2.4. Measurement of Contact Angle

Traditionally, the sessile drop method is applied to calculate the surface energy of solid materials. However, the testing process of the sessile drop method is greatly affected by temperature and humidity, leading to inaccurate measurement of contact angles [20,21,22,23,24,25]. The bubble method, by contrast, is insensitive to environmental disturbance [26,27,28], and was adopted herein to measure the contact angle of the geopolymer. Contact angles and surface properties of geopolymers were tested using an optical contacting angle instrument (OCA 20 model, manufactured by Data Physics Instruments, Filderstadt, Germany). Initially, the sample coated with the geopolymer was immersed in a transparent square water tank. A bubble of air or alkane was then released from a needle at a speed of 0.6 microliters per second, which was operated via the injection system of OCA instrument. Eleven types of alkane were used to produce the air bubbles; their chemical compositions and surface free energies are listed in [28]. Since the density of the chosen alkanes was lower than that of the water, the bubbles were well-formed and tightly attached to the test surface under the action of buoyancy. Moreover, as alkane is non-polar, all its surface energy comes from dispersion forces, which simplifies the boundary conditions. Deionized water was selected as the liquid phase, and its surface energy, polar and dispersion components were 72.8, 51.0, 21.8 mN/m [20]. A solid–water–alkane (air) three-phase system was formed after the bubble was perfectly attached to the surface. The contact angle between the alkane (air) and the solid surface was measured with the OCA instrument.

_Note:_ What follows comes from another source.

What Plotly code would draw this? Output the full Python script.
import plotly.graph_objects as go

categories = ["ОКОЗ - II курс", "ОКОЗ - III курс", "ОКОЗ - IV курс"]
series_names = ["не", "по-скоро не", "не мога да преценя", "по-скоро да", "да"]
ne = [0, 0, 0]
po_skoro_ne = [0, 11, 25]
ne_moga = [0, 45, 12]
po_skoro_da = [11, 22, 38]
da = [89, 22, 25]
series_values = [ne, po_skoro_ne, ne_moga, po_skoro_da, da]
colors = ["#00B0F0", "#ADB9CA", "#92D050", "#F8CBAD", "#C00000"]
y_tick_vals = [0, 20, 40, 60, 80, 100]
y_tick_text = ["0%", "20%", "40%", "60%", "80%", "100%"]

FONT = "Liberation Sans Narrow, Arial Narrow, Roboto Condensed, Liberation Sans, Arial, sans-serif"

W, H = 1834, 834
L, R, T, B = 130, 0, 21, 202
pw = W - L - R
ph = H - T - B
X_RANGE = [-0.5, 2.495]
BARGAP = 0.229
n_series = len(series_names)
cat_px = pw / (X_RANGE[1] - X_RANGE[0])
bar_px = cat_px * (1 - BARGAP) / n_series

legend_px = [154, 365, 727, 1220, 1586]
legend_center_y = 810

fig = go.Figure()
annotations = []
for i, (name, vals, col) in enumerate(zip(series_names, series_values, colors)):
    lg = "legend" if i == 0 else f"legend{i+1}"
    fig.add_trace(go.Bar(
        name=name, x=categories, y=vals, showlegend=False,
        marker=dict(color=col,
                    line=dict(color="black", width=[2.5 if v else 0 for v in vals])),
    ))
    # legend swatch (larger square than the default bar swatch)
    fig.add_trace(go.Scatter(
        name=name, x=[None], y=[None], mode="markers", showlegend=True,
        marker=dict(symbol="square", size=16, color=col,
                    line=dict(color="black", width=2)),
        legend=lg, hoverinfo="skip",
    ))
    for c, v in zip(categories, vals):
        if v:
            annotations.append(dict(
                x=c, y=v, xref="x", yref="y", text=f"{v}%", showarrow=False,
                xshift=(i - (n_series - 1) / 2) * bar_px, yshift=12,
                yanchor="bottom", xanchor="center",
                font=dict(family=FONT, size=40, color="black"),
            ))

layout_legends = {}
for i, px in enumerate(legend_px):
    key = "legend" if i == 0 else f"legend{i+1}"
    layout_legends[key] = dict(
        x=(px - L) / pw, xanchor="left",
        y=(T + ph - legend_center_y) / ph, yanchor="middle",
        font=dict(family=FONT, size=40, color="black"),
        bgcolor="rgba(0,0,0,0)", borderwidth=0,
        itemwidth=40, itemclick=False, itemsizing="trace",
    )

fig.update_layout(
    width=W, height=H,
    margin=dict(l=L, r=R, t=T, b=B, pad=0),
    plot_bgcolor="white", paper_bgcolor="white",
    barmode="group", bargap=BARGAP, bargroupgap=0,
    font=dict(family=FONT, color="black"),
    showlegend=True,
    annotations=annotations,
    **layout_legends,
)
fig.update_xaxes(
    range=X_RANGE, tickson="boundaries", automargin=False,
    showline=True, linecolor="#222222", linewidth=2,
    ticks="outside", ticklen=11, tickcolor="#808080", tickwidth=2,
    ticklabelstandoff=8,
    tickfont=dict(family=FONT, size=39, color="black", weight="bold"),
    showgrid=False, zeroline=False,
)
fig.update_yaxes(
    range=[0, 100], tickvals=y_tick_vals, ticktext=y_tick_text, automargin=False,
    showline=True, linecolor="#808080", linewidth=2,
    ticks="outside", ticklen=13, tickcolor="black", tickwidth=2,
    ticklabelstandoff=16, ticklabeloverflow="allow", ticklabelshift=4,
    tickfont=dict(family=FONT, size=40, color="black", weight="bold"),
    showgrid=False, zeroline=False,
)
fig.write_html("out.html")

To ensure the accuracy of the test results, two points at different locations of the polished surface of each sample were selected, and the arithmetic mean values of the left contact angle and right contact angle were calculated. For each mix proportion of the geopolymer, three samples were tested. Throughout the test process, powder-free gloves were worn to reduce the contamination of samples. When not being tested, the samples were immersed in deionized water to avoid carbonation.